>>>
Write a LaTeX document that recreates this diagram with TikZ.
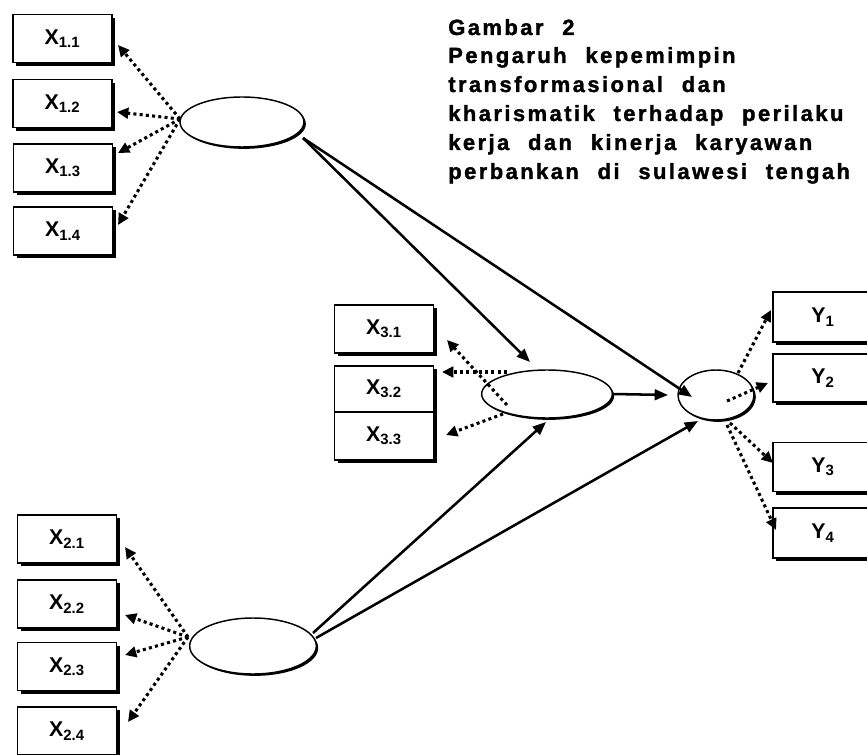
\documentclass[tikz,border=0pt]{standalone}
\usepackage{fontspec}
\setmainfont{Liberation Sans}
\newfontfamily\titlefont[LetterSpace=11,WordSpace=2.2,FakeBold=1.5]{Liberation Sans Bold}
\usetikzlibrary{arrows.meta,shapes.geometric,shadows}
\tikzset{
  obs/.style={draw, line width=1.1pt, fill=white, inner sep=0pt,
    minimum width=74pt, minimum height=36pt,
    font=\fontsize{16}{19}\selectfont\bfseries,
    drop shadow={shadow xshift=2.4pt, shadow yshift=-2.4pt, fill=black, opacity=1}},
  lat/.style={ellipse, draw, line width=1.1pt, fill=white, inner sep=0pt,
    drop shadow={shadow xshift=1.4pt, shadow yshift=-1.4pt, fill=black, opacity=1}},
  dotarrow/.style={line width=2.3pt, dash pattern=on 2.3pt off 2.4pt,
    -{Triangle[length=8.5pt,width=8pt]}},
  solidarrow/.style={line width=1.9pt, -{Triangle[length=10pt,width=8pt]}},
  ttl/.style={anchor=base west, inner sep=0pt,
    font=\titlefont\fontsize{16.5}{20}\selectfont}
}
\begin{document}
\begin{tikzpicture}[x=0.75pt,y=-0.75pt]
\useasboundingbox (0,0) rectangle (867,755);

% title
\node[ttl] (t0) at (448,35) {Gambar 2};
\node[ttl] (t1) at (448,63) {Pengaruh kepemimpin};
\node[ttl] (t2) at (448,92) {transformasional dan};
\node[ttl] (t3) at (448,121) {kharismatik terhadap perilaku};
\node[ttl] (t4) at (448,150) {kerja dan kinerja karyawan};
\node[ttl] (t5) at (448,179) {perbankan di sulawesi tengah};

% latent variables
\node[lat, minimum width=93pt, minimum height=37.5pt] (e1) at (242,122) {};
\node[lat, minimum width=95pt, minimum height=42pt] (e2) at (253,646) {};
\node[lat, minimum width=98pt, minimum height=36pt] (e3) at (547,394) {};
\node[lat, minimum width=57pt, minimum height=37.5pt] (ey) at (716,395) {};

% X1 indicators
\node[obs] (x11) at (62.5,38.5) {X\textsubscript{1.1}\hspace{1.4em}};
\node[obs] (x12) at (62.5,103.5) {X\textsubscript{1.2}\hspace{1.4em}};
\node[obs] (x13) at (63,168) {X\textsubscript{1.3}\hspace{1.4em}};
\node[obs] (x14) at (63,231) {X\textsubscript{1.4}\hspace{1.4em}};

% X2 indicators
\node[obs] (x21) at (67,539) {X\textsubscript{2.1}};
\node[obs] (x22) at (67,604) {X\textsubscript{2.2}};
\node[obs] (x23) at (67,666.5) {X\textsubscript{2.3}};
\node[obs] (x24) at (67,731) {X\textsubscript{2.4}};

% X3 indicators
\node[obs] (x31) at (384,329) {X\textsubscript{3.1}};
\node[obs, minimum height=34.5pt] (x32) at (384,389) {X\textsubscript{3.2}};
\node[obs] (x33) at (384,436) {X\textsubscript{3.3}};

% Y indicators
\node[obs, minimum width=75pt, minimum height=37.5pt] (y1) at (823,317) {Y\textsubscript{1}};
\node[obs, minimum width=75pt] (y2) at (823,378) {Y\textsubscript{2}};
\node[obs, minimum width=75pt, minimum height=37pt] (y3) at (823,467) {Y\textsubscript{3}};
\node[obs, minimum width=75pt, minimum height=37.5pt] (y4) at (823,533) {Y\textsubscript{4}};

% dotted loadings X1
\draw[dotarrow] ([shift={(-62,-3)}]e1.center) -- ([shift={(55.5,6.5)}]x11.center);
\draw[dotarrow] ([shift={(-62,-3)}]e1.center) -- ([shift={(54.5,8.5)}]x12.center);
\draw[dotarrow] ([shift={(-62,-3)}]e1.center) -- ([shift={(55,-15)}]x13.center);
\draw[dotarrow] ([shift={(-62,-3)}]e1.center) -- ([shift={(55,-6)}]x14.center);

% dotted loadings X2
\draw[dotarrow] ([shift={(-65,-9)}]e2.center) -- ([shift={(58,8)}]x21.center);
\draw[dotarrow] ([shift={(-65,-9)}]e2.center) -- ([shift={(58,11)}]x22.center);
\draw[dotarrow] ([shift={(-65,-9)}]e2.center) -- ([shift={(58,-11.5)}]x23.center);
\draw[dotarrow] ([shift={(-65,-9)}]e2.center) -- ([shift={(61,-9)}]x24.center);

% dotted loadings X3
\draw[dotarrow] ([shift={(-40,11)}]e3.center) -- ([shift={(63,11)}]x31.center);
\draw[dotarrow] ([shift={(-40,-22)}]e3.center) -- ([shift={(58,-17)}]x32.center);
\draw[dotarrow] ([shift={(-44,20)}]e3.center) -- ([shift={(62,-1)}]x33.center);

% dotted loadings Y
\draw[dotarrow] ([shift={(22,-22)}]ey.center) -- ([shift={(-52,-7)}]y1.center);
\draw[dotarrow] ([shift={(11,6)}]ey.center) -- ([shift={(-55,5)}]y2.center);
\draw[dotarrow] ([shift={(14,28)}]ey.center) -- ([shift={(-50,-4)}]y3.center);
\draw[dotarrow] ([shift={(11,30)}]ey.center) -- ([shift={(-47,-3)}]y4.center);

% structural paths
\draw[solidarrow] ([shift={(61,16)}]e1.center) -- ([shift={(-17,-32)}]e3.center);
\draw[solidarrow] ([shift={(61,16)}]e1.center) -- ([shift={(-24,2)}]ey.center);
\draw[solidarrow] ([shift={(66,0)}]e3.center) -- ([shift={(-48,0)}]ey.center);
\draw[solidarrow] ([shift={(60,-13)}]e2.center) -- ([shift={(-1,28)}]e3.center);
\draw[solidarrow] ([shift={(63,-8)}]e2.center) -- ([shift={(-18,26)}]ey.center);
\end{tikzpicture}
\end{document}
<<<
## GOAL OF THE EXERCISE
Give again exactly the lines running from the beginning of the material above through the line that contains "(0,0) rectangle (867,755);", and leave out every picture.

## RESPONSE BELOW
Write a LaTeX document that recreates this diagram with TikZ.
\documentclass[tikz,border=0pt]{standalone}
\usepackage{fontspec}
\setmainfont{Liberation Sans}
\newfontfamily\titlefont[LetterSpace=11,WordSpace=2.2,FakeBold=1.5]{Liberation Sans Bold}
\usetikzlibrary{arrows.meta,shapes.geometric,shadows}
\tikzset{
  obs/.style={draw, line width=1.1pt, fill=white, inner sep=0pt,
    minimum width=74pt, minimum height=36pt,
    font=\fontsize{16}{19}\selectfont\bfseries,
    drop shadow={shadow xshift=2.4pt, shadow yshift=-2.4pt, fill=black, opacity=1}},
  lat/.style={ellipse, draw, line width=1.1pt, fill=white, inner sep=0pt,
    drop shadow={shadow xshift=1.4pt, shadow yshift=-1.4pt, fill=black, opacity=1}},
  dotarrow/.style={line width=2.3pt, dash pattern=on 2.3pt off 2.4pt,
    -{Triangle[length=8.5pt,width=8pt]}},
  solidarrow/.style={line width=1.9pt, -{Triangle[length=10pt,width=8pt]}},
  ttl/.style={anchor=base west, inner sep=0pt,
    font=\titlefont\fontsize{16.5}{20}\selectfont}
}
\begin{document}
\begin{tikzpicture}[x=0.75pt,y=-0.75pt]
\useasboundingbox (0,0) rectangle (867,755);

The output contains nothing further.